▼

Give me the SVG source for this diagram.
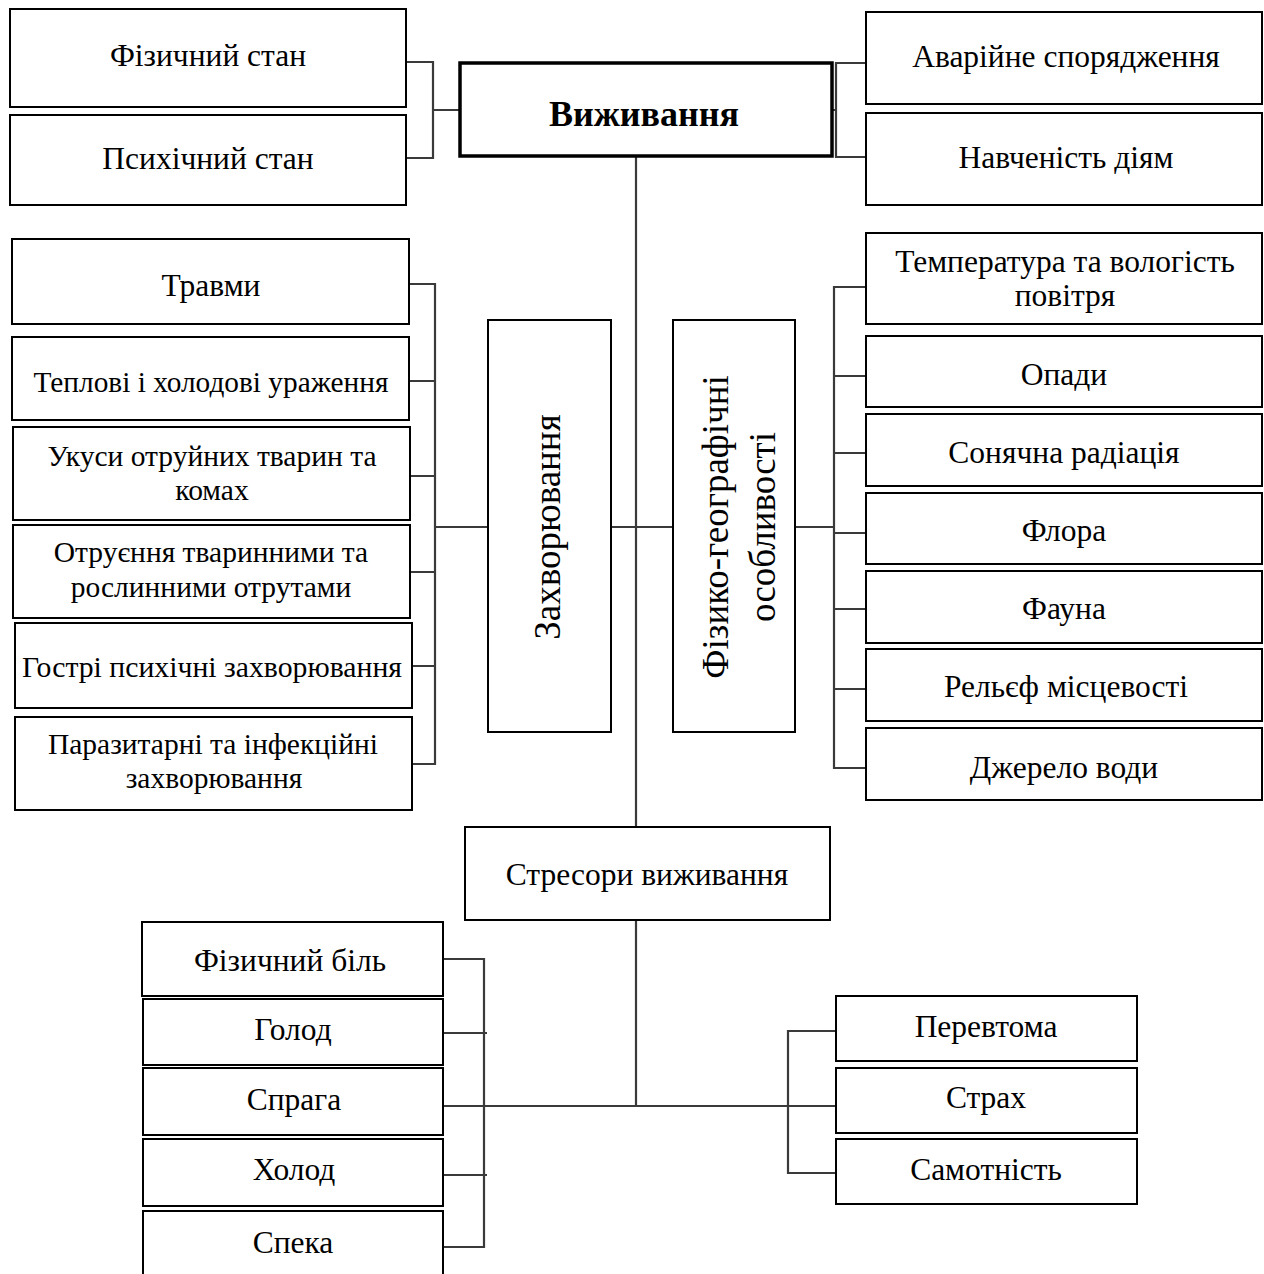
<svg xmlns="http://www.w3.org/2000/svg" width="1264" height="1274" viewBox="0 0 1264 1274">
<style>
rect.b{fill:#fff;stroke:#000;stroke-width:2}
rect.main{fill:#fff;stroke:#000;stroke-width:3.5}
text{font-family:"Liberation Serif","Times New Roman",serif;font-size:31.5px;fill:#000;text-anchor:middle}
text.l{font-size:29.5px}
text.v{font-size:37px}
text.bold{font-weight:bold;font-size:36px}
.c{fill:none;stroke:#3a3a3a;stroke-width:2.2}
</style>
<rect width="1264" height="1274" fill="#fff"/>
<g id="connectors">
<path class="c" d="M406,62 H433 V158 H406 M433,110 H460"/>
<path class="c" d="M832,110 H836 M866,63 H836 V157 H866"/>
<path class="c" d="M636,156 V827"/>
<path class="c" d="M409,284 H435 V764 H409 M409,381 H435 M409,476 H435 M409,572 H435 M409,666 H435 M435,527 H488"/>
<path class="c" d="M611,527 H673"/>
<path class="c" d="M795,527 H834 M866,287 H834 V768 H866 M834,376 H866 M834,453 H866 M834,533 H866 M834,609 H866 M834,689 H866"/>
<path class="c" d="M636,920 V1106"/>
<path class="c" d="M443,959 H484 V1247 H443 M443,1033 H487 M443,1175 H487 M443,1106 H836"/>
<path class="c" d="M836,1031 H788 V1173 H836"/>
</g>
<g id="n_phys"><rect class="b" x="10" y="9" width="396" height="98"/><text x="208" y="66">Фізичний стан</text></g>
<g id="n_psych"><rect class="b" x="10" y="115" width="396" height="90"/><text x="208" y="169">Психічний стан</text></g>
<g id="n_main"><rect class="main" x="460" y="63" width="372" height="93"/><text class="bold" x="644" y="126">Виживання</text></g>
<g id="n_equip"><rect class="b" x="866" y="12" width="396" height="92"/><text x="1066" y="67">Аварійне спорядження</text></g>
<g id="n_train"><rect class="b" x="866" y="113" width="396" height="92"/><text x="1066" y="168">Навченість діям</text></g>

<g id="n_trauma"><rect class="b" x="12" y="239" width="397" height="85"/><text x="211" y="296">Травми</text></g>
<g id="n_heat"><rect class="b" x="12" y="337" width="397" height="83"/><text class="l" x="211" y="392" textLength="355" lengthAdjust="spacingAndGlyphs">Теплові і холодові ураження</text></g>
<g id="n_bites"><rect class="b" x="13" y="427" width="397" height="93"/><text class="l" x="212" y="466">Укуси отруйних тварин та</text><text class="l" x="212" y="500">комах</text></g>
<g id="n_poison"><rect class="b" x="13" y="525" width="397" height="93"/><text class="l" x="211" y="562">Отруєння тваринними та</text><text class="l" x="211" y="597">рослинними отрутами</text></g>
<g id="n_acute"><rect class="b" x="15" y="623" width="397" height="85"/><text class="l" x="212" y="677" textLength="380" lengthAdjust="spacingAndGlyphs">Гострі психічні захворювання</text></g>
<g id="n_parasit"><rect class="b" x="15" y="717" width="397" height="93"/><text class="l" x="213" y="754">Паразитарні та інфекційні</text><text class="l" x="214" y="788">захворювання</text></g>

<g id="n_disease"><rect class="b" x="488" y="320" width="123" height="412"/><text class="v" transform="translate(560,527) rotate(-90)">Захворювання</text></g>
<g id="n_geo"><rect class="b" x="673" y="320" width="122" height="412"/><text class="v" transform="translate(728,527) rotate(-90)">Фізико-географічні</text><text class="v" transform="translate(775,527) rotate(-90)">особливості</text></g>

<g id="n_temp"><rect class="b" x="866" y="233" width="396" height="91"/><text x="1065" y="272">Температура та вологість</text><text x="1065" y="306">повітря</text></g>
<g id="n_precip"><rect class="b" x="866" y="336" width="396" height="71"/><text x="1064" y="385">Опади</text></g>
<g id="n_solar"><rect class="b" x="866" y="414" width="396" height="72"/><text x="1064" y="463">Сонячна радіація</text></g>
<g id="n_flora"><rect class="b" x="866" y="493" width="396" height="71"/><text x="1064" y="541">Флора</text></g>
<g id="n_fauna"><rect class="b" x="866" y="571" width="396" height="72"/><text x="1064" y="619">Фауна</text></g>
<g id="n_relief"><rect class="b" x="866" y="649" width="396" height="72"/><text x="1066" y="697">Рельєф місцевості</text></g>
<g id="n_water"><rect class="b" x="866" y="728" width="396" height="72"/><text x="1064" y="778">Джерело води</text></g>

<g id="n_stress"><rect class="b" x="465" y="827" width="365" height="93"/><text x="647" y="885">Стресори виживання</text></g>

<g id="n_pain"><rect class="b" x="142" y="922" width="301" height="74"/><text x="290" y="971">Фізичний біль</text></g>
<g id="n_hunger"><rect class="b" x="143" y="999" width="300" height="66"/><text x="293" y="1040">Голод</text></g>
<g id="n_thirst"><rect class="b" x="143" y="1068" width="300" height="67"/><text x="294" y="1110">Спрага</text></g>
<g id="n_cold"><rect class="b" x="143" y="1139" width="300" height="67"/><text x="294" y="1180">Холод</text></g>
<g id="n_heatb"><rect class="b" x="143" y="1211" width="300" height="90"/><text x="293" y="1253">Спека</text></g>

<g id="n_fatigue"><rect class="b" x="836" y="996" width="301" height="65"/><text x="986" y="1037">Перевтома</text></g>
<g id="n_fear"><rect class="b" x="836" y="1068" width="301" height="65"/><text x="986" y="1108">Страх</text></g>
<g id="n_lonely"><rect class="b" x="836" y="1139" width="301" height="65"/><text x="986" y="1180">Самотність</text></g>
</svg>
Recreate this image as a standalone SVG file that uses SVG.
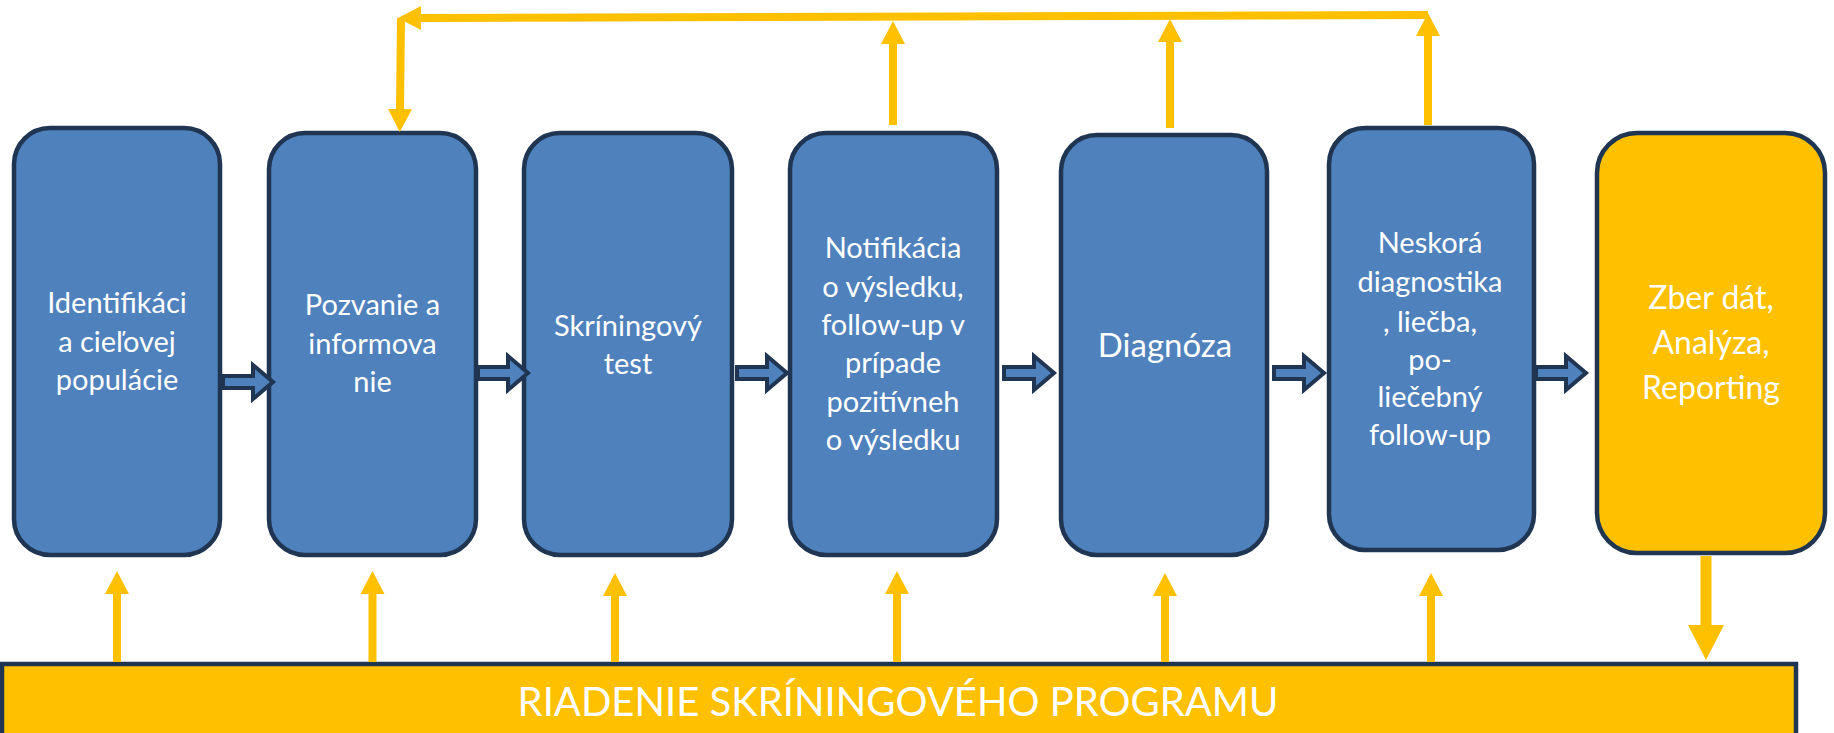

▲

**Exercise:**
Pictures are to be left out; the records above must be repeated word for word.

**Response below:**
Give me the SVG source for this diagram.
<svg xmlns="http://www.w3.org/2000/svg" width="1264" height="1274" viewBox="0 0 1264 1274">
<style>
rect.b{fill:#fff;stroke:#000;stroke-width:2}
rect.main{fill:#fff;stroke:#000;stroke-width:3.5}
text{font-family:"Liberation Serif","Times New Roman",serif;font-size:31.5px;fill:#000;text-anchor:middle}
text.l{font-size:29.5px}
text.v{font-size:37px}
text.bold{font-weight:bold;font-size:36px}
.c{fill:none;stroke:#3a3a3a;stroke-width:2.2}
</style>
<rect width="1264" height="1274" fill="#fff"/>
<g id="connectors">
<path class="c" d="M406,62 H433 V158 H406 M433,110 H460"/>
<path class="c" d="M832,110 H836 M866,63 H836 V157 H866"/>
<path class="c" d="M636,156 V827"/>
<path class="c" d="M409,284 H435 V764 H409 M409,381 H435 M409,476 H435 M409,572 H435 M409,666 H435 M435,527 H488"/>
<path class="c" d="M611,527 H673"/>
<path class="c" d="M795,527 H834 M866,287 H834 V768 H866 M834,376 H866 M834,453 H866 M834,533 H866 M834,609 H866 M834,689 H866"/>
<path class="c" d="M636,920 V1106"/>
<path class="c" d="M443,959 H484 V1247 H443 M443,1033 H487 M443,1175 H487 M443,1106 H836"/>
<path class="c" d="M836,1031 H788 V1173 H836"/>
</g>
<g id="n_phys"><rect class="b" x="10" y="9" width="396" height="98"/><text x="208" y="66">Фізичний стан</text></g>
<g id="n_psych"><rect class="b" x="10" y="115" width="396" height="90"/><text x="208" y="169">Психічний стан</text></g>
<g id="n_main"><rect class="main" x="460" y="63" width="372" height="93"/><text class="bold" x="644" y="126">Виживання</text></g>
<g id="n_equip"><rect class="b" x="866" y="12" width="396" height="92"/><text x="1066" y="67">Аварійне спорядження</text></g>
<g id="n_train"><rect class="b" x="866" y="113" width="396" height="92"/><text x="1066" y="168">Навченість діям</text></g>

<g id="n_trauma"><rect class="b" x="12" y="239" width="397" height="85"/><text x="211" y="296">Травми</text></g>
<g id="n_heat"><rect class="b" x="12" y="337" width="397" height="83"/><text class="l" x="211" y="392" textLength="355" lengthAdjust="spacingAndGlyphs">Теплові і холодові ураження</text></g>
<g id="n_bites"><rect class="b" x="13" y="427" width="397" height="93"/><text class="l" x="212" y="466">Укуси отруйних тварин та</text><text class="l" x="212" y="500">комах</text></g>
<g id="n_poison"><rect class="b" x="13" y="525" width="397" height="93"/><text class="l" x="211" y="562">Отруєння тваринними та</text><text class="l" x="211" y="597">рослинними отрутами</text></g>
<g id="n_acute"><rect class="b" x="15" y="623" width="397" height="85"/><text class="l" x="212" y="677" textLength="380" lengthAdjust="spacingAndGlyphs">Гострі психічні захворювання</text></g>
<g id="n_parasit"><rect class="b" x="15" y="717" width="397" height="93"/><text class="l" x="213" y="754">Паразитарні та інфекційні</text><text class="l" x="214" y="788">захворювання</text></g>

<g id="n_disease"><rect class="b" x="488" y="320" width="123" height="412"/><text class="v" transform="translate(560,527) rotate(-90)">Захворювання</text></g>
<g id="n_geo"><rect class="b" x="673" y="320" width="122" height="412"/><text class="v" transform="translate(728,527) rotate(-90)">Фізико-географічні</text><text class="v" transform="translate(775,527) rotate(-90)">особливості</text></g>

<g id="n_temp"><rect class="b" x="866" y="233" width="396" height="91"/><text x="1065" y="272">Температура та вологість</text><text x="1065" y="306">повітря</text></g>
<g id="n_precip"><rect class="b" x="866" y="336" width="396" height="71"/><text x="1064" y="385">Опади</text></g>
<g id="n_solar"><rect class="b" x="866" y="414" width="396" height="72"/><text x="1064" y="463">Сонячна радіація</text></g>
<g id="n_flora"><rect class="b" x="866" y="493" width="396" height="71"/><text x="1064" y="541">Флора</text></g>
<g id="n_fauna"><rect class="b" x="866" y="571" width="396" height="72"/><text x="1064" y="619">Фауна</text></g>
<g id="n_relief"><rect class="b" x="866" y="649" width="396" height="72"/><text x="1066" y="697">Рельєф місцевості</text></g>
<g id="n_water"><rect class="b" x="866" y="728" width="396" height="72"/><text x="1064" y="778">Джерело води</text></g>

<g id="n_stress"><rect class="b" x="465" y="827" width="365" height="93"/><text x="647" y="885">Стресори виживання</text></g>

<g id="n_pain"><rect class="b" x="142" y="922" width="301" height="74"/><text x="290" y="971">Фізичний біль</text></g>
<g id="n_hunger"><rect class="b" x="143" y="999" width="300" height="66"/><text x="293" y="1040">Голод</text></g>
<g id="n_thirst"><rect class="b" x="143" y="1068" width="300" height="67"/><text x="294" y="1110">Спрага</text></g>
<g id="n_cold"><rect class="b" x="143" y="1139" width="300" height="67"/><text x="294" y="1180">Холод</text></g>
<g id="n_heatb"><rect class="b" x="143" y="1211" width="300" height="90"/><text x="293" y="1253">Спека</text></g>

<g id="n_fatigue"><rect class="b" x="836" y="996" width="301" height="65"/><text x="986" y="1037">Перевтома</text></g>
<g id="n_fear"><rect class="b" x="836" y="1068" width="301" height="65"/><text x="986" y="1108">Страх</text></g>
<g id="n_lonely"><rect class="b" x="836" y="1139" width="301" height="65"/><text x="986" y="1180">Самотність</text></g>
</svg>
Recreate this image as a standalone SVG file that uses SVG.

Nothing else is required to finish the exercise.